Ademar Kammler

Personal information
- Nationality: Brazilian
- Born: 24 May 1970 (age 56)

Sport
- Sport: Athletics
- Event: Racewalking

Medal record
Men's athletics
Representing Brazil
South American U20 Championships
| Bronze medal – third place | 1988 Cubatão | 10,000 m walk |
| Silver medal – second place | 1989 Montevideo | 10,000 m walk |
South American Race Walking Championships
| Silver medal – second place | 1992 São Paulo | 20 km walk |
| Bronze medal – third place | 1996 São Paulo | 20 km walk |
South American Championships
| Bronze medal – third place | 1995 Manaus | 20,000 m walk |

= Ademar Kammler =

Brazilian racewalker

Ademar Kammler (born 24 May 1970) is a Brazilian racewalker. He won medals at the South American Race Walking Championships and South American Championships in Athletics, and competed in the men's 20 kilometres walk at the 1992 Summer Olympics.

==Career==
Kammler began training for athletics in the early 1980s and learned about racewalking in 1983 from the Olimpíadas Estudantis. He won his first-ever racewalking competition in 1984.

After breaking a Santa Catarina record in racewalking, he trained with a team from Chapecó. He changed to the Concórdia team in 1987.

Kammler won a bronze medal in the 10,000 metres track walk at the 1988 South American Junior Championships in Athletics. He improved to a silver medal at the 1989 championships, walking 45:09.37 minutes.

At the 1989 Brazilian U19 Athletics Championships, Kammler broke a South American racewalking record to win his race.

He finished 15th at the 1990 Pan American Race Walking Cup in 1:36:31. The following year at the 1991 IAAF World Race Walking Cup, Kammler finished 90th over 20 km in 1:37:44 hours.
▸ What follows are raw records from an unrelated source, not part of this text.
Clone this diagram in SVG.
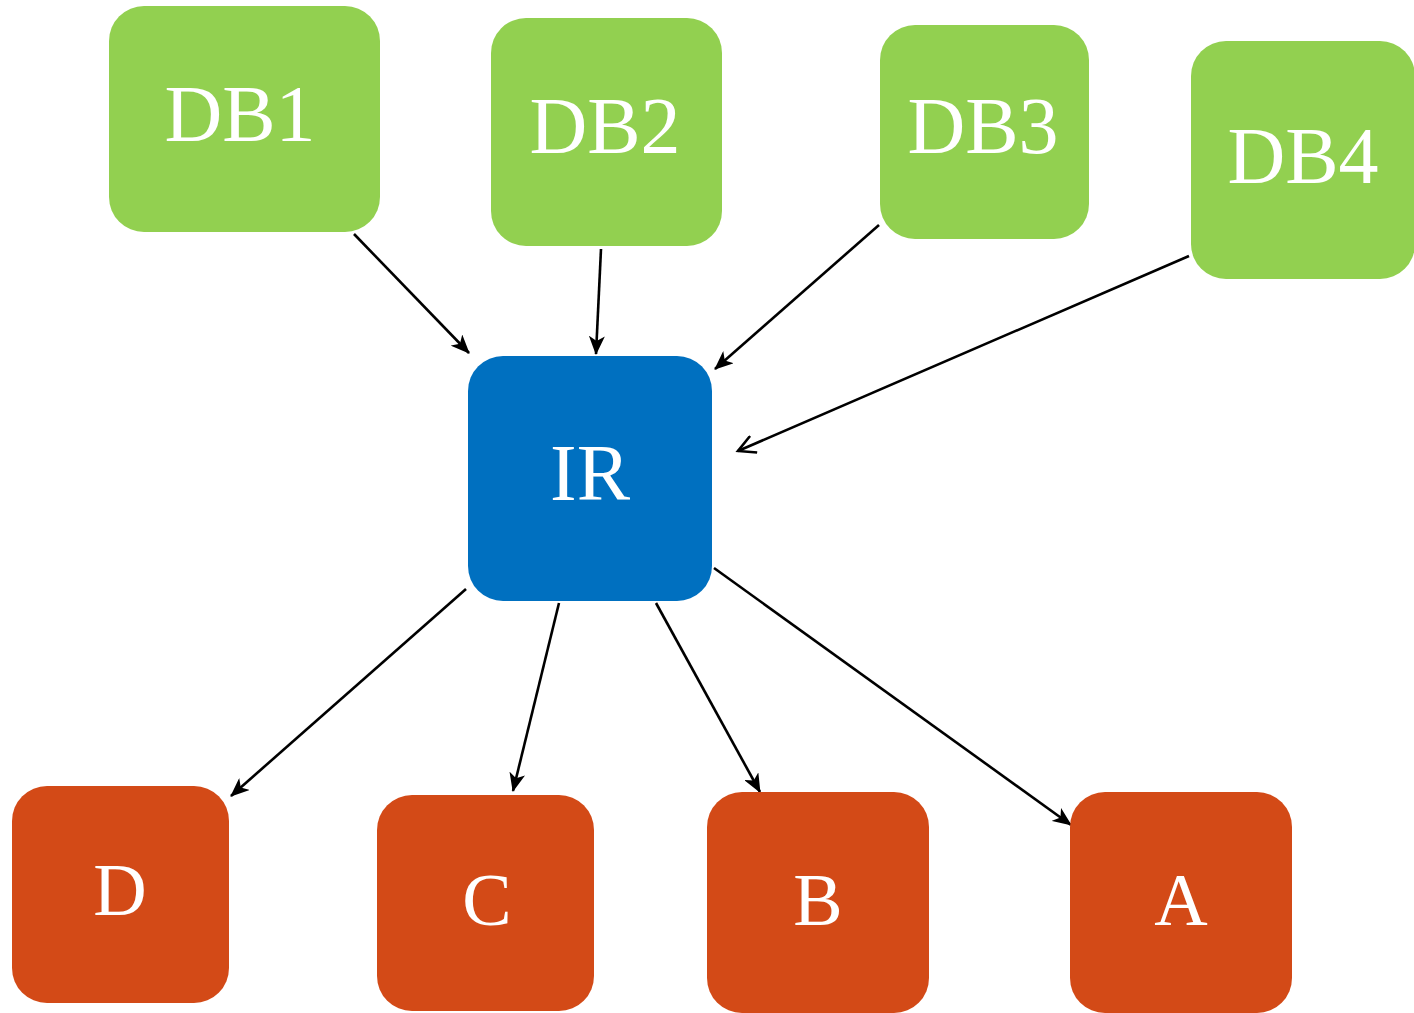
<svg xmlns="http://www.w3.org/2000/svg" width="1414" height="1013" viewBox="0 0 1414 1013">
<defs>
<style>
.db{fill:#92D050}
.ir{fill:#0070C0}
.out{fill:#D34A17}
.t{font-family:"Liberation Serif","Times New Roman",serif;fill:#fff;text-anchor:middle}
.big{font-size:80px}
.sm{font-size:74px}
.c{stroke:#000;stroke-width:2.6;fill:none}
</style>
<marker id="ah" markerUnits="userSpaceOnUse" markerWidth="20" markerHeight="16" refX="18" refY="8" orient="auto">
<path d="M0,0 L19,8 L0,16 L5,8 z" fill="#000"/>
</marker>
<marker id="av" markerUnits="userSpaceOnUse" markerWidth="22" markerHeight="20" refX="19" refY="10" orient="auto">
<path d="M2,1 L19,10 L2,19" fill="none" stroke="#000" stroke-width="2.6"/>
</marker>
</defs>
<rect width="1414" height="1013" fill="#fff"/>
<g id="connectors">
<line class="c" x1="354" y1="234" x2="469" y2="353" marker-end="url(#ah)"/>
<line class="c" x1="601" y1="249" x2="596" y2="354" marker-end="url(#ah)"/>
<line class="c" x1="879" y1="225" x2="715" y2="369" marker-end="url(#ah)"/>
<line class="c" x1="1189" y1="256" x2="738" y2="451" marker-end="url(#av)"/>
<line class="c" x1="466" y1="589" x2="231" y2="796" marker-end="url(#ah)"/>
<line class="c" x1="559" y1="603" x2="513" y2="791" marker-end="url(#ah)"/>
<line class="c" x1="656" y1="603" x2="760" y2="792" marker-end="url(#ah)"/>
<line class="c" x1="714" y1="568" x2="1071" y2="825" marker-end="url(#ah)"/>
</g>
<g id="DB1"><rect class="db" x="109" y="6" width="271" height="226" rx="35"/><text class="t big" x="240" y="141">DB1</text></g>
<g id="DB2"><rect class="db" x="491" y="18" width="231" height="228" rx="35"/><text class="t big" x="605" y="153">DB2</text></g>
<g id="DB3"><rect class="db" x="880" y="25" width="209" height="214" rx="35"/><text class="t big" x="983" y="153">DB3</text></g>
<g id="DB4"><rect class="db" x="1191" y="41" width="224" height="238" rx="35"/><text class="t big" x="1303" y="183">DB4</text></g>
<g id="IR"><rect class="ir" x="468" y="356" width="244" height="245" rx="35"/><text class="t big" x="590" y="500">IR</text></g>
<g id="D"><rect class="out" x="12" y="786" width="217" height="217" rx="35"/><text class="t sm" x="120" y="915">D</text></g>
<g id="C"><rect class="out" x="377" y="795" width="217" height="216" rx="35"/><text class="t sm" x="487" y="925">C</text></g>
<g id="B"><rect class="out" x="707" y="792" width="222" height="221" rx="35"/><text class="t sm" x="818" y="925">B</text></g>
<g id="A"><rect class="out" x="1070" y="792" width="222" height="221" rx="35"/><text class="t sm" x="1181" y="925">A</text></g>
</svg>
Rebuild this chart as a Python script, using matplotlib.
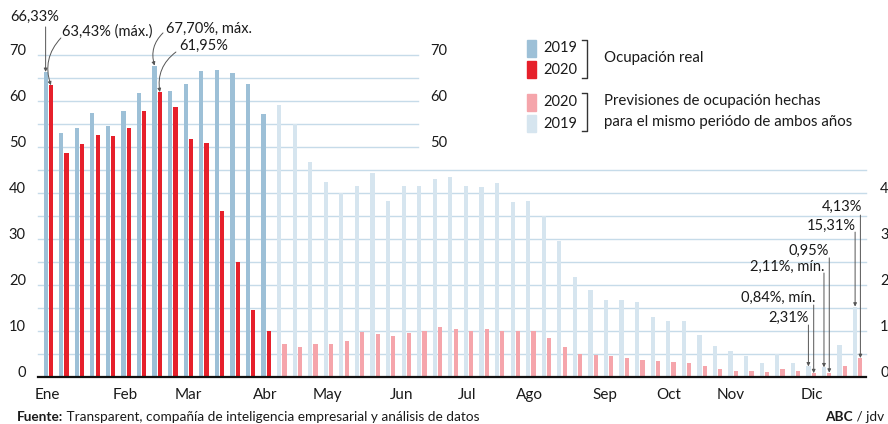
import matplotlib.pyplot as plt
import numpy as np
from matplotlib.patches import Rectangle
from matplotlib.lines import Line2D

# Ocupación hotelera semanal (%)
real_2019 = [66.33, 53.0, 54.2, 57.5, 54.6, 57.8, 61.8, 67.70, 62.2, 63.7,
             66.45, 66.7, 66.0, 63.6, 57.1]
real_2020 = [63.43, 48.8, 50.6, 52.6, 52.5, 54.2, 57.8, 61.95, 58.7, 51.7,
             50.9, 36.1, 24.9, 14.6, 9.9]
prev_2019 = [59.1, 55.1, 46.8, 42.5, 40.0, 41.5, 44.3, 38.3, 41.6, 41.6,
             43.1, 43.55, 41.5, 41.4, 42.2, 38.1, 38.3, 34.9, 29.6, 21.7,
             19.0, 16.8, 16.7, 16.2, 13.0, 12.1, 12.1, 9.1, 6.7, 5.6,
             4.5, 3.0, 4.9, 3.0, 2.31, 2.11, 6.9, 15.31]
prev_2020 = [7.2, 6.6, 7.2, 7.1, 7.75, 9.8, 9.3, 8.9, 9.6, 10.1,
             10.9, 10.4, 10.0, 10.4, 10.1, 9.9, 10.1, 8.4, 6.6, 5.1,
             4.7, 4.5, 4.1, 3.6, 3.4, 3.2, 3.0, 2.3, 1.7, 1.4,
             1.2, 1.0, 1.8, 1.2, 0.84, 0.95, 2.3, 4.13]

meses = ['Ene', 'Feb', 'Mar', 'Abr', 'May', 'Jun', 'Jul', 'Ago', 'Sep', 'Oct', 'Nov', 'Dic']
pos_meses = [0.1, 5.1, 9.15, 14.1, 18.1, 22.9, 27.1, 31.1, 35.9, 40.0, 44.0, 49.2]

AZUL = '#9dc0d7'
ROJO = '#e6202b'
ROSA = '#f5a5ab'
AZUL_CLARO = '#d6e5ef'
GRID = '#c6dbe9'
TXT = '#1a1a1a'

plt.rcParams['font.family'] = ['Lato', 'DejaVu Sans']
plt.rcParams['font.size'] = 10

W, H = 888, 424
fig = plt.figure(figsize=(W / 100, H / 100), dpi=100)
ax = fig.add_axes([38 / W, 47 / H, 828 / W, 322 / H])
ax.set_xlim(-0.49, 52.7)
ax.set_ylim(0, 70)
ax.axis('off')

def fx(x):
    return x / W

def fy(y):
    return 1 - y / H

# lineas de referencia
for v in range(5, 50, 5):
    ax.plot([-0.49, 52.7], [v, v], color=GRID, lw=1, zorder=0, clip_on=False)
for v in range(50, 75, 5):
    ax.plot([-0.49, 23.9], [v, v], color=GRID, lw=1, zorder=0, clip_on=False)

sem_real = np.arange(len(real_2019))
sem_prev = np.arange(len(real_2019), len(real_2019) + len(prev_2019))
off = 0.34
bw = 0.27
ax.bar(sem_real, real_2019, width=bw, color=AZUL, zorder=2)
ax.bar(sem_real + off, real_2020, width=bw, color=ROJO, zorder=2)
ax.bar(sem_prev, prev_2019, width=bw, color=AZUL_CLARO, zorder=2)
ax.bar(sem_prev + off, prev_2020, width=bw, color=ROSA, zorder=2)

ax.plot([-0.49, 52.7], [0, 0], color='#111111', lw=1.6, zorder=3, clip_on=False)

# etiquetas de ejes (las de la derecha quedan cortadas por el borde, como en el original)
for v in range(0, 80, 10):
    ax.text(-1.27, v, str(v), ha='right', va='baseline', color=TXT, fontsize=10.5)
for v in [50, 60, 70]:
    ax.text(24.7, v, str(v), ha='left', va='baseline', color=TXT, fontsize=10.5)
for v in range(0, 50, 10):
    ax.text(53.6, v, str(v), ha='left', va='baseline', color=TXT, fontsize=10.5,
            clip_on=False)
for m, p in zip(meses, pos_meses):
    ax.text(p, -3.9, m, ha='center', va='center', color=TXT, fontsize=11)

# anotaciones
flecha = dict(arrowstyle='-|>', color='#555555', lw=0.7, mutation_scale=5,
              shrinkA=0, shrinkB=0)

def nota(txt, tx, ty, ha, ax0, ay0, bx, by, rad=0.0):
    ax.text(tx, ty, txt, ha=ha, va='center', color=TXT, fontsize=10.5)
    p = dict(flecha, connectionstyle='arc3,rad=%s' % rad)
    ax.annotate('', xy=(bx, by), xytext=(ax0, ay0), arrowprops=p,
                annotation_clip=False)

nota('66,33%', -2.29, 78.3, 'left', 0, 76.1, 0, real_2019[0])
nota('63,43% (máx.)', 1.05, 75.2, 'left', 0.98, 73.7, off, real_2020[0], 0.3)
nota('67,70%, máx.', 7.73, 75.65, 'left', 7.54, 74.8, 7, real_2019[7], 0.3)
nota('61,95%', 8.57, 71.96, 'left', 8.37, 70.65, 7 + off, real_2020[7], 0.3)

nota('4,13%', 52.46, 36.96, 'right', 52 + off, 35.2, 52 + off, prev_2020[-1])
nota('15,31%', 52.01, 32.8, 'right', 52, 31.5, 52, prev_2019[-1])
nota('0,95%', 50.34, 27.4, 'right', 50 + off, 25.9, 50 + off, prev_2020[-3])
nota('2,11%, mín.', 50.02, 23.9, 'right', 50, 22.6, 50, prev_2019[-3])
nota('0,84%, mín.', 49.44, 17.2, 'right', 49 + off, 15.65, 49 + off, prev_2020[-4])
nota('2,31%', 49.0, 12.8, 'right', 49, 11.3, 49, prev_2019[-4])

# leyenda
swatches = [(AZUL, '2019', 40), (ROJO, '2020', 61), (ROSA, '2020', 94), (AZUL_CLARO, '2019', 115)]
for col, lab, y0 in swatches:
    fig.add_artist(Rectangle((fx(527), fy(y0 + 17)), 9 / W, 17 / H, color=col,
                             transform=fig.transFigure))
    fig.text(fx(543), fy(y0 + 8.5), lab, ha='left', va='center', color=TXT, fontsize=10.5)
for y0, y1 in [(40, 78), (93, 131)]:
    fig.add_artist(Line2D([fx(582), fx(587), fx(587), fx(582)],
                          [fy(y0), fy(y0), fy(y1), fy(y1)], color='#333333', lw=1,
                          transform=fig.transFigure))
fs_ley = 10.8
fig.text(fx(604), fy(58), 'Ocupación real', ha='left', va='center', color=TXT, fontsize=fs_ley)
fig.text(fx(604), fy(101), 'Previsiones de ocupación hechas', ha='left', va='center',
         color=TXT, fontsize=fs_ley)
fig.text(fx(604), fy(122), 'para el mismo periódo de ambos años', ha='left', va='center',
         color=TXT, fontsize=fs_ley)

# pie
fs_pie = 9.8
t1 = fig.text(fx(17), fy(417), 'Fuente:', ha='left', va='center', color=TXT,
              fontsize=fs_pie, fontweight='bold')
fig.add_artist(plt.Annotation(' Transparent, compañía de inteligencia empresarial y análisis de datos',
                              xy=(1, 0), xycoords=t1, va='bottom', ha='left',
                              color=TXT, fontsize=fs_pie))
t2 = fig.text(fx(884), fy(417), ' / jdv', ha='right', va='center', color=TXT,
              fontsize=fs_pie)
fig.add_artist(plt.Annotation('ABC', xy=(0, 0), xycoords=t2, va='bottom', ha='right',
                              color=TXT, fontsize=fs_pie, fontweight='bold'))

fig.savefig('out.png', dpi=100)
On 12 April 1992, Kammler finished runner-up at a 20 km walk race in Maringá. He walked a time of 1:22:56 to set a personal best. Later that year at the Olympics, he started the 20 km walk but did not finish the race. At the 1992 South American Race Walking Championships in São Paulo, Kammler won the silver medal in the 20 km walk with a time of 1:26:45.

At the 1993 World Indoor Championships 5000 m walk, Kammler was disqualified in the second heat. He finished 25th in 1:29:02 at the 1993 IAAF World Race Walking Cup. He improved to 13th in 1:28:38 at the 1994 Pan American Race Walking Cup.

Kammler started but did not finish the 1995 IAAF World Race Walking Cup in Beijing. He won his first South American Athletics Championships bronze medal in the 20,000 metres walk at the 1995 South American Championships in Athletics in a time of 1:32:17.9.

At the 1996 Ibero-American Championships, Kammler competed in the 20 km walk finals but finished outside the top eight. He won another medal at the 1996 South American Race Walking Championships, walking 1:29:17 to place 3rd. On 18 May 1996, Kammler walked 1:24:47.8 to win a racewalking competition in Rio de Janeiro. He did not finish the 1996 Pan American Race Walking Cup and did not run at the 1996 Olympics.

Kammler was 69th in 1:25:46 at the 1997 IAAF World Race Walking Cup. He entered in the 20 km walk at the 1997 World University Games, but did not finish the race.

==Personal life==
Kammler was born in Chapecó, Santa Catarina and moved to Maravilha, Santa Catarina when he was three years old. In the 1980s, he worked part-time at Caixa Econômica Federal while training to support his family.

After 1989, Kammler moved to Florianópolis and trained with athlete Alexandre Vaz. He returned to Chapecó in 1993 and retired from competition in 2004.

He received a degree in physical education and works as a referee and athletics coach.